Michael King's Cheat-Code Movement. Paul Skenes Curveball Party
Michael King, Paul Skenes, Jose Berrios
Padres Michael King has sustained some wild movement increases. I caught this in his first start of the season, but King’s four-seamer picked up 2” vertical break and his sinker added 2” arm-side movement, without a notable change in release. He’s slightly more efficient in the spin of his four-seam and sinker, which likely connects to the shape increases (~2-3% higher spin efficiency). His Stuff+ on each pitch has inflated 3-4 points. The story here is the four-seam fastball, which has pushed its whiff rate from 32% to 44% year over year (22% is average). Despite the improvement, he’s using the pitch less to right-handed hitters. Last night, he ran a 52% whiff rate on the pitch (9 whiffs on 17 swings). Righties are seeing more sweepers against him as well, with the usage of that pitch climbing from 16% in the second half last year to 27% this season. 👑
Lefties are seeing more four-seam fastballs, and the contact results in his small sample have been wonky. I’m confident the shape increase will net out positive results on the pitch come midseason (even if I have no idea how he’s catching extra vert). King is projected as a top-20 pitcher rest of season, but I think I’d take him over the likes of Corbin Burnes, Sonny Gray, Pablo Lopez, and George Kirby.

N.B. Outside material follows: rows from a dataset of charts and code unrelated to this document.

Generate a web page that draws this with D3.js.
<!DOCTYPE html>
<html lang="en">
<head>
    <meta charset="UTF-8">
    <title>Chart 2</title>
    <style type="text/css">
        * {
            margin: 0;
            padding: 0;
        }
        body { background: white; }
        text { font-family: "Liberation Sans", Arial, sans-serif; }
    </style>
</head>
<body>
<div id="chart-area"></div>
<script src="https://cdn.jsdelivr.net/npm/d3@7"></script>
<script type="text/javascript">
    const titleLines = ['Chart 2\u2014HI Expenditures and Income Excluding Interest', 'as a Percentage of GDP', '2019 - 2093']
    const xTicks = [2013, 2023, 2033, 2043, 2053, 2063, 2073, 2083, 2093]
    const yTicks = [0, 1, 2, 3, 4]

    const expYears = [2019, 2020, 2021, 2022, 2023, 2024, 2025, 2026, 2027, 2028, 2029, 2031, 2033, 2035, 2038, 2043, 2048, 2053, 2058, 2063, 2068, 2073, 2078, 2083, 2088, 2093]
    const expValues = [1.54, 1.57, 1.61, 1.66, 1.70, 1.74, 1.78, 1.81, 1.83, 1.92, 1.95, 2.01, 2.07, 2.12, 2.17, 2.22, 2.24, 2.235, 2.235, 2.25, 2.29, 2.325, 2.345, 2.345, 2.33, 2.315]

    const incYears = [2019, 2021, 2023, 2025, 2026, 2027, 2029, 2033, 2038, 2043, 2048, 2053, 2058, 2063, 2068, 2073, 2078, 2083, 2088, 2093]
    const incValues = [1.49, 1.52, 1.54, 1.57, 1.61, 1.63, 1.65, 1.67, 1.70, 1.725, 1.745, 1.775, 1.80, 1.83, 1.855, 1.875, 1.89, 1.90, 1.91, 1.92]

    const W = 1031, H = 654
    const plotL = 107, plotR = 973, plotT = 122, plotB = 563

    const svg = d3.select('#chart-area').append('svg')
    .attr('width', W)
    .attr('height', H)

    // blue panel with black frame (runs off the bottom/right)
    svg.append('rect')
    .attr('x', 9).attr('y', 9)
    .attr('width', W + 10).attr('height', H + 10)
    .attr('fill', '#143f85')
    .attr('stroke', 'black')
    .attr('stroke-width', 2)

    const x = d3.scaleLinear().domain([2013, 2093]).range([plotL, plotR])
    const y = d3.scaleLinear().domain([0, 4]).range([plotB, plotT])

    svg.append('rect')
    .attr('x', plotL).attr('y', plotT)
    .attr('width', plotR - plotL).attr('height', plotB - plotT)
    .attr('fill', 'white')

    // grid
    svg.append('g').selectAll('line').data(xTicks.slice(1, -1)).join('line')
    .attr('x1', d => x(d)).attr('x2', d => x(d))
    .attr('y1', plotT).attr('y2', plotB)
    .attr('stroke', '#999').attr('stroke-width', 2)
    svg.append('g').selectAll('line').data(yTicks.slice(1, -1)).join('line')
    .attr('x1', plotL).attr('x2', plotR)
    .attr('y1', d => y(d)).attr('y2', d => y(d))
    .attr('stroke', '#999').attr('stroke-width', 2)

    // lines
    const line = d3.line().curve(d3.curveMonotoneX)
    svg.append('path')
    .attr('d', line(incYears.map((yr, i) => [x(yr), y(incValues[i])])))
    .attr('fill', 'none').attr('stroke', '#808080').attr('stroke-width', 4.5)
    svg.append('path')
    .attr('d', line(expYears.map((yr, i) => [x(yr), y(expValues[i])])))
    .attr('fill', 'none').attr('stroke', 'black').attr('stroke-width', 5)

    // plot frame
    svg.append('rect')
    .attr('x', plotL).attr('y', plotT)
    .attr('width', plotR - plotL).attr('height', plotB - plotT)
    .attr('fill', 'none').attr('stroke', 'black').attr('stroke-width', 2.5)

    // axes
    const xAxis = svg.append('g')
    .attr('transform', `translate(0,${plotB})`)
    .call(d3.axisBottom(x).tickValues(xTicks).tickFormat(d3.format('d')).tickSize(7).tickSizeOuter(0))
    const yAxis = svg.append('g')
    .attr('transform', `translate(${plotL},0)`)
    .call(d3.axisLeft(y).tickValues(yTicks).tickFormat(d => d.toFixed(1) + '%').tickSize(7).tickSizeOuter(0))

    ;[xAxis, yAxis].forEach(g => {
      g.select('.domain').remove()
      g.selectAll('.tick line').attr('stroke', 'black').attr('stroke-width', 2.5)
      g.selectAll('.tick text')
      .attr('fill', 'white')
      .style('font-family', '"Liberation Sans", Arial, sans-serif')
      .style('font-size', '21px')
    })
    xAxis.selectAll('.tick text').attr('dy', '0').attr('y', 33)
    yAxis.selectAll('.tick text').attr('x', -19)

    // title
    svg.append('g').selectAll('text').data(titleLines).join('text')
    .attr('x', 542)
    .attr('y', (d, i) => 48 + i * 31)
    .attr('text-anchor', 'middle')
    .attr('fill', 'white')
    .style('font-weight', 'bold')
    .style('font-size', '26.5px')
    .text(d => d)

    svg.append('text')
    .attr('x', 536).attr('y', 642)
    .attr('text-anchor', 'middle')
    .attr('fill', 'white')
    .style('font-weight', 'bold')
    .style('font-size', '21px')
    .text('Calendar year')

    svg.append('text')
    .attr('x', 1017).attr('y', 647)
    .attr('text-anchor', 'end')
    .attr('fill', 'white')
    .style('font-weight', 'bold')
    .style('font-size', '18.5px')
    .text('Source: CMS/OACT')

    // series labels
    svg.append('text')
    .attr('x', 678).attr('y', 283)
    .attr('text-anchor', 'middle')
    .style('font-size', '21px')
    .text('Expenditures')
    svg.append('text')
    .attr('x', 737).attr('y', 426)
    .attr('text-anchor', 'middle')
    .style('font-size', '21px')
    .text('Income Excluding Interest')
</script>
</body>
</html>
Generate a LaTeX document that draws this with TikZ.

Pirates Paul Skenes leaned on his curveball last night in Los Angeles as he outdueled Yoshinobu Yamamoto. He threw the curve 10 times all season to lefties entering the outing and ripped it 11 times last night alone. His curveball isn’t so much a curveball as it is a third slider with a tighter shape than traditional curves. It’s 83-84 mph with -3” vertical break and 6-7” glove-side movement (the average curve has about -10” vertical break, way more drop that Skenes’ “curve”). Both of his other sliders have 6” more vertical break, meaning they don’t drop as much. The added drop of this curveball helps it perform versus lefties, like Shohei Ohtani. 🏴☠️
Numerous things make Skenes good, but the ability to ramp up the usage of a pitch into the ~20% window in a given start without throwing it much in prior outings feels impossible to plan for. He did this with his changeup at times last year, he does it with his four-seam at times as well. I think he’s a random pitcher at times from an approach standpoint. This is a compliment. It doesn’t happen in every outing, but when it does, it usually leads to lines like this—6.1 IP, 5 H, 9 K, 108 pitches, 64% strike rate.
Blue Jays Jose Berrios changed his cutter. The pitch was 91 mph last year with 11” vertical break and ~1.5” arm-side movement. This year, it’s more of a true cutter, sitting 90 mph with 9” vertical break and 1” glove-side movement. It’s a better cutter, but the pitch’s performance hasn’t ticked up because his location of it to lefties has mostly been middle of the plate compared to more inside in 2024. He’s also cut some slurve/sweeper usage to right-handed hitters and is throwing more right-right changeups. The latter are performing well. 🤷♂️
The main location change I notice is his sinker’s placement inside to lefties compared to down last year (see below). It seems like a logical approach to try and take back success on the outer third to righties. And that’s really what he’s lacked since 2022-2023. It’s ok command with below-average stuff that has now ticked back in velocity. He was never amazing versus lefties from a barrels standpoint, but he handled righties well. For the last two years, he’s lost the righty touch, constantly getting clipped in the zone. He can hang around a 4.30 ERA for a chunk of innings, but I struggle to see the unlock that vaults him back to the ~17% K-BB days of 2023.